On top of this, the current multi-port, besides disabling a lot of core functionality mentioned above, and other things like metrics, adds a layers of complexity, already complex solution. Additionally in exchange for more complexity, lack of core functionality (such as observability), security vulnerability, more side-car proxy containers increases the footprint to use the service mesh.

Many of core Consul features, essential for cloud native solutions, are baked into Kubernetes itself, so outside the service mesh, the value prop is low for Consul itself; Consul service mesh with missing metrics and security and other features for multi-port, makes the solution non-competitive, at least in the scope of multi-port.
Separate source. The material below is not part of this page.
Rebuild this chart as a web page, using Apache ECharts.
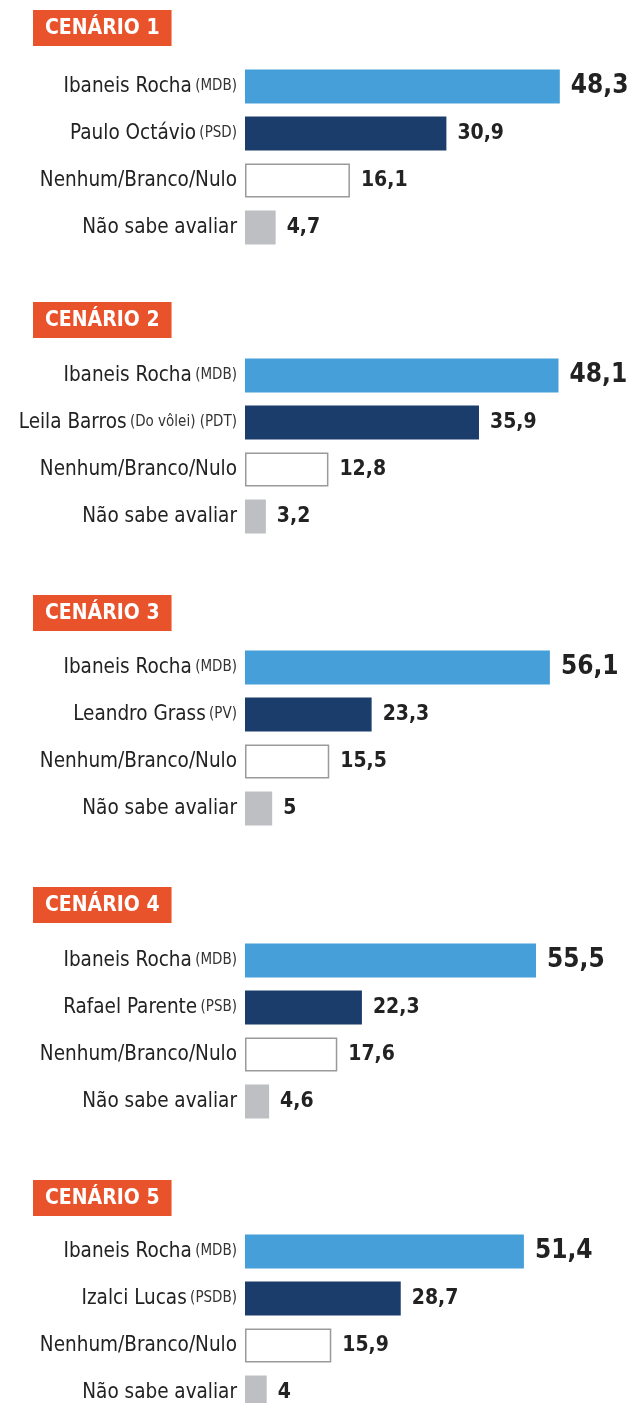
<!DOCTYPE html>
<html>
<head>
<meta charset="utf-8">
<script src="https://cdn.jsdelivr.net/npm/echarts@6/dist/echarts.min.js"></script>
<style>
  html, body { margin: 0; padding: 0; background: #fff; overflow: hidden; }
  #chart { width: 630px; height: 1425px; }
</style>
</head>
<body>
<div id="chart"></div>
<script>
const FONT = '"Liberation Sans Narrow", "DejaVu Sans Condensed", "Roboto", sans-serif'

const scenarios = ['CENÁRIO 1', 'CENÁRIO 2', 'CENÁRIO 3', 'CENÁRIO 4', 'CENÁRIO 5']

// [name, party]
const candidates1 = [['Ibaneis Rocha', '(MDB)'], ['Paulo Octávio', '(PSD)'], ['Nenhum/Branco/Nulo', ''], ['Não sabe avaliar', '']]
const candidates2 = [['Ibaneis Rocha', '(MDB)'], ['Leila Barros', '(Do vôlei) (PDT)'], ['Nenhum/Branco/Nulo', ''], ['Não sabe avaliar', '']]
const candidates3 = [['Ibaneis Rocha', '(MDB)'], ['Leandro Grass', '(PV)'], ['Nenhum/Branco/Nulo', ''], ['Não sabe avaliar', '']]
const candidates4 = [['Ibaneis Rocha', '(MDB)'], ['Rafael Parente', '(PSB)'], ['Nenhum/Branco/Nulo', ''], ['Não sabe avaliar', '']]
const candidates5 = [['Ibaneis Rocha', '(MDB)'], ['Izalci Lucas', '(PSDB)'], ['Nenhum/Branco/Nulo', ''], ['Não sabe avaliar', '']]

const values1 = [48.3, 30.9, 16.1, 4.7]
const values2 = [48.1, 35.9, 12.8, 3.2]
const values3 = [56.1, 23.3, 15.5, 5]
const values4 = [55.5, 22.3, 17.6, 4.6]
const values5 = [51.4, 28.7, 15.9, 4]

// axis maximum per scenario (the original uses a different scale per block)
const axisMax = [53.7, 53.7, 64.4, 66.75, 64.5]

const allCandidates = [candidates1, candidates2, candidates3, candidates4, candidates5]
const allValues = [values1, values2, values3, values4, values5]

const barColors = ['#479fd9', '#1b3d6b', '#ffffff', '#bdbfc2']
const headerTops = [10, 302, 595, 887, 1180]
const gridTops = [63, 352, 644, 937, 1228]

const chart = echarts.init(document.getElementById('chart'))

const title = [], grid = [], xAxis = [], yAxis = [], series = []

scenarios.forEach((name, i) => {
  title.push({
    text: name,
    left: 33,
    top: headerTops[i],
    backgroundColor: '#e9532b',
    padding: [7, 12, 6, 12],
    textStyle: { color: '#fff', fontFamily: FONT, fontWeight: 'bold', fontSize: 21, lineHeight: 23 }
  })
  grid.push({ left: 245, width: 350, top: gridTops[i], height: 188 })
  xAxis.push({
    gridIndex: i, type: 'value', min: 0, max: axisMax[i],
    show: false
  })
  yAxis.push({
    gridIndex: i,
    type: 'category',
    inverse: true,
    data: allCandidates[i].map(c => c[0] + '|' + c[1]),
    axisLine: { show: false },
    axisTick: { show: false },
    axisLabel: {
      margin: 8,
      formatter: v => {
        const [n, p] = v.split('|')
        return p ? '{n|' + n + '} {p|' + p + '}' : '{n|' + n + '}'
      },
      rich: {
        n: { fontFamily: FONT, fontSize: 20.5, color: '#222' },
        p: { fontFamily: FONT, fontSize: 15, color: '#333' }
      }
    }
  })
  series.push({
    type: 'bar',
    xAxisIndex: i,
    yAxisIndex: i,
    barWidth: 34,
    data: allValues[i].map((v, j) => ({
      value: v,
      itemStyle: {
        color: barColors[j],
        borderColor: j === 2 ? '#9a9a9a' : barColors[j],
        borderWidth: j === 2 ? 1.5 : 0
      },
      label: { fontSize: j === 0 ? 26 : 21 }
    })),
    label: {
      show: true,
      position: 'right',
      distance: 11,
      fontFamily: FONT,
      fontWeight: 'bold',
      color: '#222',
      formatter: p => String(p.value).replace('.', ',')
    },
    animation: false
  })
})

chart.setOption({ backgroundColor: '#fff', title, grid, xAxis, yAxis, series, animation: false })
</script>
</body>
</html>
This is a shame, given many of the more advanced features available now and planned won't be realized if it doesn't afford a basic functionality with multi-port.

So in conclusion, I think I would then make this a feature request that all traffic could have strict mTLS enforced and ACLs applied, so that only desired permitted traffic gets to the application service. I would like to see this prioritized on the roadmap. In the interim, more documentation around ACLs with multi-port would be desirable, as well as noting these limitations early on in the journey, reiterated in overview and Getting Started types of docs. Additionally, in the interim, testing solutions and further documentation on such integrations internal and external would be nice; this would require collaboration with other OSS projects. There's not a lot of material in this area w/ multiport; I don't know if others have gotten to a base level of success with multi-port to further explore such areas yet.

I hope this is helpful. Thanks for the advice and solutions for the workarounds around the current limitation.

ishustava commented 2 years ago

Thanks so much for this feedback @darkn3rd !!

This is definitely something we're looking to improve. I don't have any specifics yet, but we're looking into having better support for multi-port in the near future, so I hope we'll have something that works better soon!

darkn3rd commented 1 year ago

I look forward to the roadmap and/or any docs on this, especially as this makes Consul a non-starter. I hope it can be addressed soon, rather than supporting more advance features, when basic core features supported in K8S API (e.g. list of ports with service) is not supported.